A Response to “What Would Jesus Cut?”

Jim Wallis and a number of other Christians involved in politics are trying to gain attention for the question, “What would Jesus cut?” The answer to this question is supposed to be as obvious as it is in other moral contexts. For example, would Jesus lie about the useful life of a refrigerator he was selling for Best Buy? No way. Would he bully a kid into giving away his lunch money? Not a chance. Would you find him taking in the show at a strip club on interstate 40 in Arkansas? Unlikely to the extreme.

Would he agree to a 2% cut in the marginal tax rate for income made above $250,000? Would he EVER accept a cut in welfare spending? Those take a little more thought. Jim Wallis and others think it’s a no-brainer. Let us reason together.

As I look over what Wallis wrote, I see several things worth noting. For example, he complains that some Republicans want to cut domestic spending and international aid, while they support an increase in military spending. The implication is that this is obviously a sub-Christian position. But is it? Probably the most essential purpose of government is to protect the life and freedom of citizens. The government achieves this goal through military means. Unless one takes the position that Christianity implies corporate pacificism, then it is unclear the Republicans have blundered according to Christian ethics. Now, match the question of military spending versus international aid and/or domestic spending. Are the latter obviously superior to the former? No. It depends on not only what the stated objective is for the different types of spending, but whether they actually achieve their purposes. To simply state that the Republicans want to bolster military spending while cutting international aid and domestic spending is to achieve nothing at all by way of an indictment.

Here’s another example. Wallis complains bitterly that tax cuts to the wealthiest Americans add billions to the deficit. He is referring to the extension of George W. Bush’s cuts in the marginal tax rates that existed under Bill Clinton. The first question I have is how does Jim Wallis know that the level of taxation was just to begin with? And why take Bill Clinton’s tax levels as the Platonic form of taxation? Maybe they were too high or too low. The highest marginal tax rates have fluctuated drastically in the United States during the last century. John F. Kennedy made a big cut, with impressive economic effects, as did Ronald Reagan. Is Wallis sure that by cutting taxes those men robbed the poor and gave to the rich? Maybe a lot of poor people got jobs because of them. And we aren’t even getting into the question of whether rich people actually have an enhanced duty to pay taxes. If there is a community need, is it righteous to grab a rich person and employ the power of legal coercion to extract the needed funds?

Still another problem with this redistributionist attitude about taxes and spending is that it assumes a zero sum state of affairs. For example, one could assume that the most people would be better off under a system like the old Soviet Union that spread resources out to citizens in a way that prized equality of rations. The United States system didn’t do that nearly as much, not nearly at all. But which of the two systems provided a better life for people? The answer is easy. The United States and its emphasis on liberty did. Why? A more free economic system produces far more wealth than an unfree one. If your equality system produces a little, bitty pie, it may give you a lot of philosophical satisfaction, but it doesn’t do as much actual good for people as the system that prizes free productivity and success over equality.

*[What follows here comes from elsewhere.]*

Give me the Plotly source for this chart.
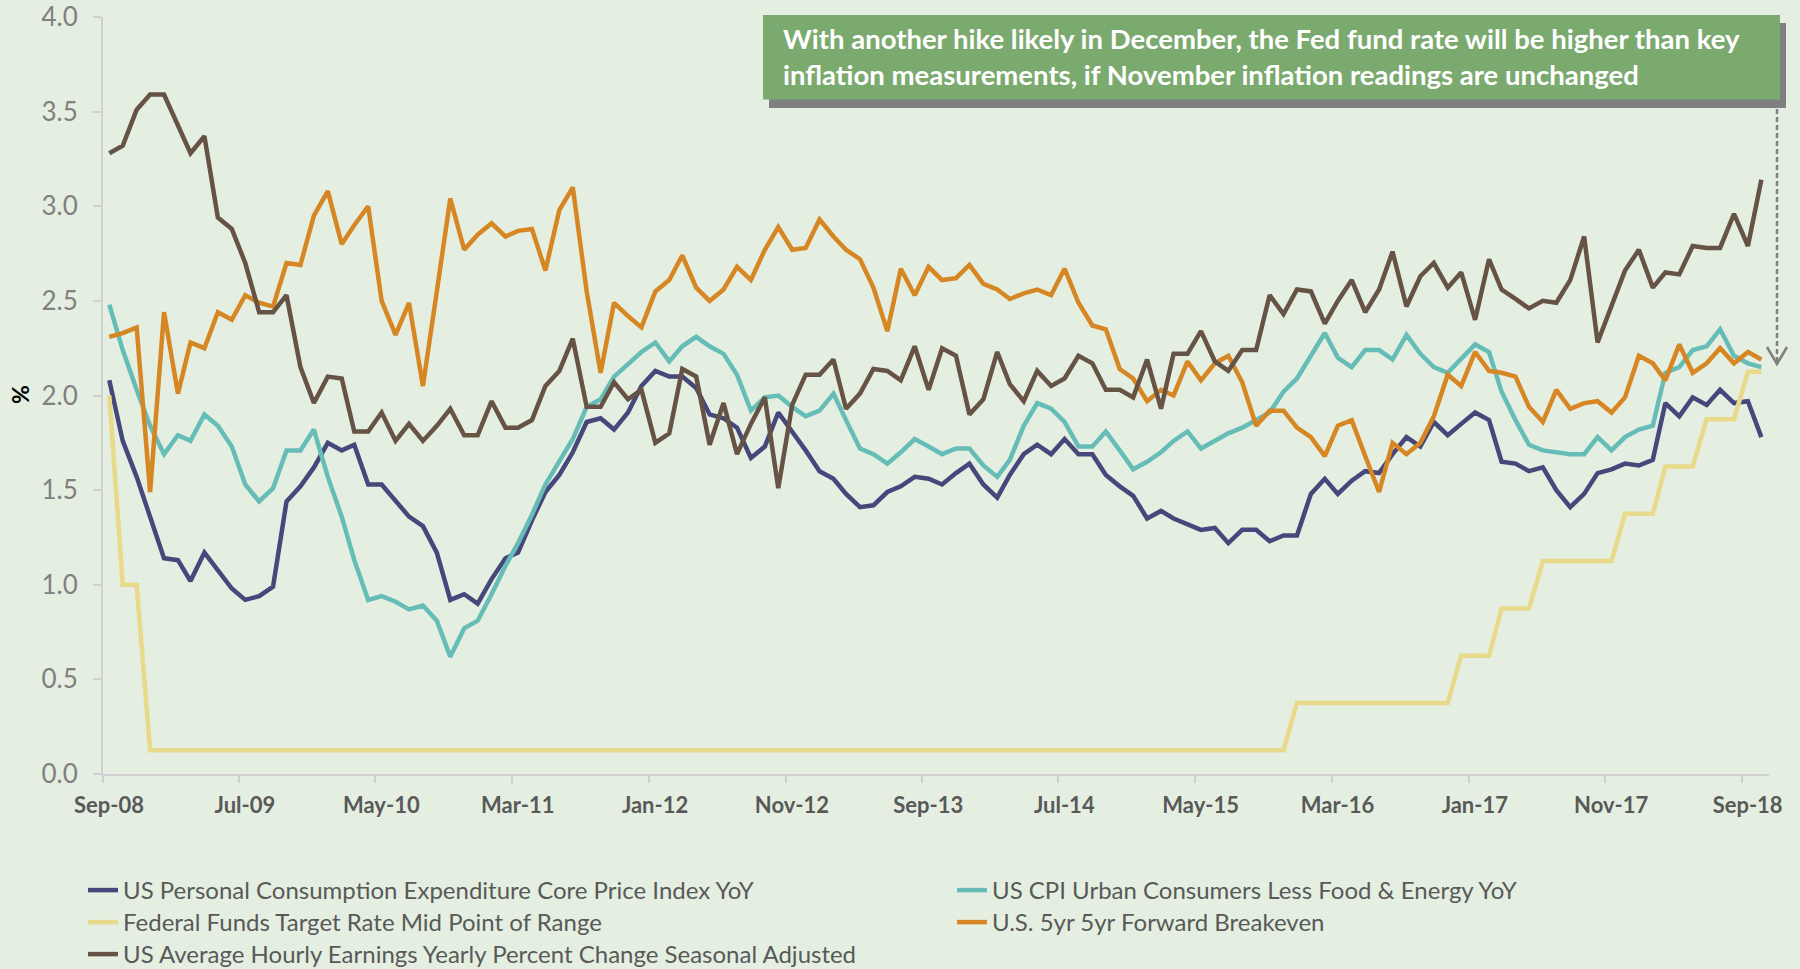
import pandas as pd
import plotly.graph_objects as go

# ---------------- data (monthly, Sep-08 .. Oct-18) ----------------
MONTHS = pd.date_range("2008-09-01", "2018-10-01", freq="MS") + pd.Timedelta(days=14)

PCE_CORE = [
    2.08, 1.76, 1.57, 1.35,
    1.14, 1.13, 1.02, 1.17, 1.08, 0.98, 0.92, 0.94, 0.99, 1.44, 1.52, 1.62,
    1.75, 1.71, 1.74, 1.53, 1.53, 1.44, 1.36, 1.31, 1.17, 0.92, 0.95, 0.90,
    1.03, 1.14, 1.17, 1.34, 1.49, 1.58, 1.70, 1.86, 1.88, 1.82, 1.91, 2.05,
    2.13, 2.10, 2.10, 2.04, 1.90, 1.88, 1.83, 1.67, 1.73, 1.91, 1.81, 1.71,
    1.60, 1.56, 1.48, 1.41, 1.42, 1.49, 1.52, 1.57, 1.56, 1.53, 1.59, 1.64,
    1.53, 1.46, 1.58, 1.69, 1.74, 1.69, 1.77, 1.69, 1.69, 1.58, 1.52, 1.47,
    1.35, 1.39, 1.35, 1.32, 1.29, 1.30, 1.22, 1.29, 1.29, 1.23, 1.26, 1.26,
    1.48, 1.56, 1.48, 1.55, 1.60, 1.59, 1.69, 1.78, 1.73, 1.86, 1.79, 1.85,
    1.91, 1.87, 1.65, 1.64, 1.60, 1.62, 1.50, 1.41, 1.48, 1.59, 1.61, 1.64,
    1.63, 1.66, 1.96, 1.89, 1.99, 1.95, 2.03, 1.96, 1.97, 1.78,
]

CPI_CORE = [
    2.48, 2.24, 2.03, 1.84,
    1.69, 1.79, 1.76, 1.90, 1.84, 1.73, 1.53, 1.44, 1.51, 1.71, 1.71, 1.82,
    1.57, 1.36, 1.13, 0.92, 0.94, 0.91, 0.87, 0.89, 0.81, 0.62, 0.77, 0.81,
    0.95, 1.10, 1.22, 1.37, 1.53, 1.65, 1.77, 1.94, 1.98, 2.10, 2.17, 2.23,
    2.28, 2.18, 2.26, 2.31, 2.26, 2.22, 2.11, 1.92, 1.99, 2.00, 1.94, 1.89,
    1.92, 2.01, 1.87, 1.72, 1.69, 1.64, 1.70, 1.77, 1.73, 1.69, 1.72, 1.72,
    1.63, 1.57, 1.66, 1.84, 1.96, 1.93, 1.86, 1.73, 1.73, 1.81, 1.71, 1.61,
    1.65, 1.70, 1.76, 1.81, 1.72, 1.76, 1.80, 1.83, 1.87, 1.91, 2.02, 2.09,
    2.21, 2.33, 2.20, 2.15, 2.24, 2.24, 2.19, 2.32, 2.22, 2.15, 2.12, 2.19,
    2.27, 2.23, 2.02, 1.87, 1.74, 1.71, 1.70, 1.69, 1.69, 1.78, 1.71, 1.78,
    1.82, 1.84, 2.12, 2.15, 2.24, 2.26, 2.35, 2.21, 2.17, 2.15,
]

FED_FUNDS_MID = [
    2.000, 1.000, 1.000, 0.125,
    0.125, 0.125, 0.125, 0.125, 0.125, 0.125, 0.125, 0.125, 0.125, 0.125, 0.125, 0.125,
    0.125, 0.125, 0.125, 0.125, 0.125, 0.125, 0.125, 0.125, 0.125, 0.125, 0.125, 0.125,
    0.125, 0.125, 0.125, 0.125, 0.125, 0.125, 0.125, 0.125, 0.125, 0.125, 0.125, 0.125,
    0.125, 0.125, 0.125, 0.125, 0.125, 0.125, 0.125, 0.125, 0.125, 0.125, 0.125, 0.125,
    0.125, 0.125, 0.125, 0.125, 0.125, 0.125, 0.125, 0.125, 0.125, 0.125, 0.125, 0.125,
    0.125, 0.125, 0.125, 0.125, 0.125, 0.125, 0.125, 0.125, 0.125, 0.125, 0.125, 0.125,
    0.125, 0.125, 0.125, 0.125, 0.125, 0.125, 0.125, 0.125, 0.125, 0.125, 0.125, 0.375,
    0.375, 0.375, 0.375, 0.375, 0.375, 0.375, 0.375, 0.375, 0.375, 0.375, 0.375, 0.625,
    0.625, 0.625, 0.875, 0.875, 0.875, 1.125, 1.125, 1.125, 1.125, 1.125, 1.125, 1.375,
    1.375, 1.375, 1.625, 1.625, 1.625, 1.875, 1.875, 1.875, 2.125, 2.125,
]

BREAKEVEN_5Y5Y = [
    2.31, 2.33, 2.36, 1.49,
    2.44, 2.01, 2.28, 2.25, 2.44, 2.40, 2.53, 2.49, 2.47, 2.70, 2.69, 2.95,
    3.08, 2.80, 2.90, 3.00, 2.50, 2.32, 2.49, 2.05, 2.55, 3.04, 2.77, 2.85,
    2.91, 2.84, 2.87, 2.88, 2.66, 2.98, 3.10, 2.55, 2.12, 2.49, 2.42, 2.36,
    2.55, 2.61, 2.74, 2.57, 2.50, 2.56, 2.68, 2.61, 2.77, 2.89, 2.77, 2.78,
    2.93, 2.84, 2.77, 2.72, 2.57, 2.34, 2.67, 2.53, 2.68, 2.61, 2.62, 2.69,
    2.59, 2.56, 2.51, 2.54, 2.56, 2.53, 2.67, 2.49, 2.37, 2.35, 2.14, 2.09,
    1.97, 2.03, 2.00, 2.18, 2.08, 2.17, 2.21, 2.07, 1.84, 1.92, 1.92, 1.83,
    1.78, 1.68, 1.84, 1.87, 1.68, 1.49, 1.75, 1.69, 1.75, 1.89, 2.11, 2.05,
    2.23, 2.13, 2.12, 2.10, 1.94, 1.86, 2.03, 1.93, 1.96, 1.97, 1.91, 1.99,
    2.21, 2.17, 2.08, 2.27, 2.12, 2.17, 2.25, 2.17, 2.23, 2.19,
]

AHE_YOY = [
    3.28, 3.32, 3.51, 3.59,
    3.59, 3.43, 3.28, 3.37, 2.94, 2.88, 2.70, 2.44, 2.44, 2.53, 2.15, 1.96,
    2.10, 2.09, 1.81, 1.81, 1.91, 1.76, 1.85, 1.76, 1.84, 1.93, 1.79, 1.79,
    1.97, 1.83, 1.83, 1.87, 2.05, 2.13, 2.30, 1.94, 1.94, 2.07, 1.98, 2.03,
    1.75, 1.80, 2.14, 2.10, 1.74, 1.96, 1.69, 1.85, 1.99, 1.51, 1.95, 2.11,
    2.11, 2.19, 1.93, 2.01, 2.14, 2.13, 2.08, 2.26, 2.03, 2.25, 2.21, 1.90,
    1.98, 2.23, 2.06, 1.97, 2.13, 2.05, 2.09, 2.21, 2.17, 2.03, 2.03, 1.99,
    2.19, 1.93, 2.22, 2.22, 2.34, 2.18, 2.13, 2.24, 2.24, 2.53, 2.43, 2.56,
    2.55, 2.38, 2.50, 2.61, 2.44, 2.56, 2.76, 2.47, 2.63, 2.70, 2.57, 2.65,
    2.40, 2.72, 2.56, 2.51, 2.46, 2.50, 2.49, 2.61, 2.84, 2.28, 2.47, 2.66,
    2.77, 2.57, 2.65, 2.64, 2.79, 2.78, 2.78, 2.96, 2.79, 3.14,
]

SERIES_NAMES = [
    "US Personal Consumption Expenditure Core Price Index YoY",
    "US CPI Urban Consumers Less Food & Energy YoY",
    "Federal Funds Target Rate Mid Point of Range",
    "U.S. 5yr 5yr Forward Breakeven",
    "US Average Hourly Earnings Yearly Percent Change Seasonal Adjusted",
]
SERIES_COLORS = ["#46477A", "#66BDB7", "#E9D98A", "#D68724", "#665345"]
LEGEND_ROWS = ["legend", "legend", "legend2", "legend2", "legend3"]

TICK_LABELS = ["Sep-08", "Jul-09", "May-10", "Mar-11", "Jan-12", "Nov-12", "Sep-13",
               "Jul-14", "May-15", "Mar-16", "Jan-17", "Nov-17", "Sep-18"]
TICK_VALS = pd.date_range("2008-09-01", periods=len(TICK_LABELS), freq="10MS")

NOTE = ("With another hike likely in December, the Fed fund rate will be higher than key<br>"
        "inflation measurements, if November inflation readings are unchanged")

# ---------------- layout geometry (pixels) ----------------
W, H = 1800, 969
L, R, T, B = 103, 1769, 17, 774   # plot area edges in px


def px(x):
    return (x - L) / (R - L)


def py(y):
    return (B - y) / (B - T)


BG = "#E4EFE1"
FONT = "Lato"

fig = go.Figure()
for name, vals, col, lg in zip(SERIES_NAMES,
                               [PCE_CORE, CPI_CORE, FED_FUNDS_MID, BREAKEVEN_5Y5Y, AHE_YOY],
                               SERIES_COLORS, LEGEND_ROWS):
    fig.add_trace(go.Scatter(x=MONTHS, y=vals, mode="lines", name=name, legend=lg,
                             line=dict(color=col, width=4.5)))

shapes = [
    # shadow and box of the note
    dict(type="rect", xref="paper", yref="paper", x0=px(769), x1=px(1786), y0=py(108), y1=py(23),
         fillcolor="#808080", line=dict(width=0), layer="above"),
    dict(type="rect", xref="paper", yref="paper", x0=px(763), x1=px(1780), y0=py(99.5), y1=py(15),
         fillcolor="#7BAA6E", line=dict(width=0), layer="above"),
    # dashed arrow
    dict(type="line", xref="paper", yref="paper", x0=px(1777), x1=px(1777), y0=py(109), y1=py(363),
         line=dict(color="#7F7F7F", width=2.5, dash="5px,3px")),
    dict(type="path", xref="paper", yref="paper",
         path=f"M {px(1767)},{py(347)} L {px(1777)},{py(364)} L {px(1787)},{py(347)}",
         line=dict(color="#7F7F7F", width=2.5)),
]


def legend_row(top_px):
    return dict(orientation="h", x=px(83), xanchor="left", y=py(top_px), yanchor="top",
                font=dict(size=24, color="#595959", family=FONT),
                entrywidth=824, entrywidthmode="pixels",
                bgcolor="rgba(0,0,0,0)", borderwidth=0, traceorder="normal")


fig.update_layout(
    width=W, height=H,
    paper_bgcolor=BG, plot_bgcolor=BG,
    margin=dict(l=L, r=W - R, t=T, b=H - B, autoexpand=False),
    font=dict(family=FONT, color="#595959"),
    showlegend=True,
    legend=legend_row(868),
    legend2=legend_row(900),
    legend3=legend_row(932),
    xaxis=dict(type="date", range=["2008-09-01", "2018-11-01"],
               tickvals=TICK_VALS, ticktext=TICK_LABELS,
               showgrid=False, zeroline=False,
               showline=True, linecolor="#D0D0D0", linewidth=2,
               ticks="outside", ticklen=7, tickwidth=1.5, tickcolor="#D0D0D0",
               tickfont=dict(size=22, color="#595959", family=FONT, weight="bold"),
               ticklabelshift=6, ticklabelstandoff=4),
    yaxis=dict(range=[0, 4], dtick=0.5, tickformat=".1f",
               showgrid=False, zeroline=False,
               showline=True, linecolor="#D0D0D0", linewidth=2,
               ticks="outside", ticklen=8, tickwidth=1.5, tickcolor="#D0D0D0",
               tickfont=dict(size=26, color="#808080", family=FONT),
               ticklabelstandoff=10),
    shapes=shapes,
    annotations=[
        dict(text=NOTE, xref="paper", yref="paper", x=px(781), y=py(57),
             xanchor="left", yanchor="middle", align="left", showarrow=False,
             font=dict(size=27.5, color="white", family=FONT, weight="bold")),
        dict(text="<b>%</b>", xref="paper", yref="paper", x=px(20), y=py(395),
             xanchor="center", yanchor="middle", textangle=-90, showarrow=False,
             font=dict(size=23, color="black", family=FONT)),
    ],
)

fig.write_html("out.html", config={"displayModeBar": False},
               post_script="document.body.style.margin='0';document.body.style.overflow='hidden';")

What Jim Wallis is saying comes from a good heart. He is worried about things like fairness and, of course, about helping people. But the reasoning he employs in doing so assumes that federal programs actually achieve what they set out to do, which is far from obvious, and that they don’t create incentives for behavior that results in greater problems, which often happens. He also assumes a zero sum society. It is entirely possible that economic thinking that concerns itself more with productivity than with equality will actually leave the great majority of people better off.